Bitcoin is described as the first system enabling individuals to hold and transfer wealth with full control, without reliance on banks or state institutions. Unlike traditional assets such as real estate, gold, or equities, access depends solely on cryptographic keys, allowing ownership to be both portable and resistant to confiscation. This represents a structural shift in how property rights are defined and enforced.
In countries affected by hyperinflation, such as Venezuela and Argentina, Bitcoin adoption has been driven by necessity rather than speculation. Users have turned to mining and self-custody to protect family wealth from rapid currency devaluation. This experience has reinforced Bitcoin’s role as a survival tool in unstable monetary systems.

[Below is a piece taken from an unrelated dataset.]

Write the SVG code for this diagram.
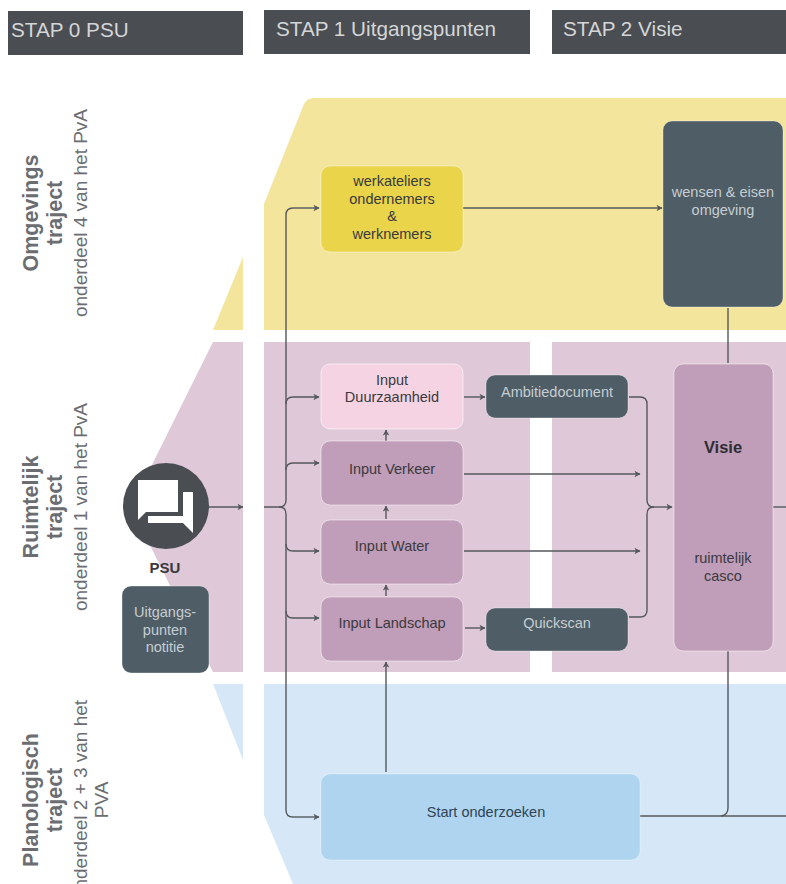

Legal experts argue Bitcoin breaks with traditional property systems that depend on registries, courts, and notaries. Ownership is instead tied to knowledge of a private key, removing institutional intermediaries. This shift challenges existing legal doctrines, particularly in areas such as inheritance, where failure to securely pass access credentials can result in permanent loss of assets.
The autonomy Bitcoin provides comes with new responsibilities. Without proper planning, heirs may be unable to access funds, as there is no central authority to recover assets. This introduces a critical legal and practical gap, emphasizing the need for structured inheritance strategies tailored to digital property.
Bitcoin’s architecture is seen as undermining traditional state sovereignty, which relies on control over property and financial systems within a territory. By enabling individuals to hold wealth beyond state reach, Bitcoin alters the balance of power between citizens and governments, potentially reshaping taxation, regulation, and enforcement.
The network’s resilience depends on decentralization, particularly the accessibility of nodes that validate transactions. Maintaining low barriers to participation is considered essential to preserving Bitcoin’s integrity. Any development that increases centralization risks weakening its core promise of secure, independent ownership.
While quantum computing is often cited as a technological threat, concerns focus more on premature or poorly designed protocol changes in response to such risks. Hasty decisions affecting the network’s code could undermine decentralization and security more than the threat itself.
Venezuela is emerging as a potential hub for Bitcoin mining due to its estimated 36 GW installed power capacity versus current demand of about 13 GW. Discussions are underway to integrate mining into a broader $150 billion economic recovery plan. Recent OFAC licensing adjustments have begun to facilitate foreign investment, particularly from U.S. entities.
Governments may struggle to ban Bitcoin outright but can influence its adoption through taxation. Jurisdictions with hostile tax regimes risk driving away investment and talent, while those offering legal certainty and favorable treatment may attract Bitcoin-related economic activity.
Bitcoin is increasingly viewed not just as a financial asset but as a foundational shift in property rights, with far-reaching consequences for law, governance, and global economic structures.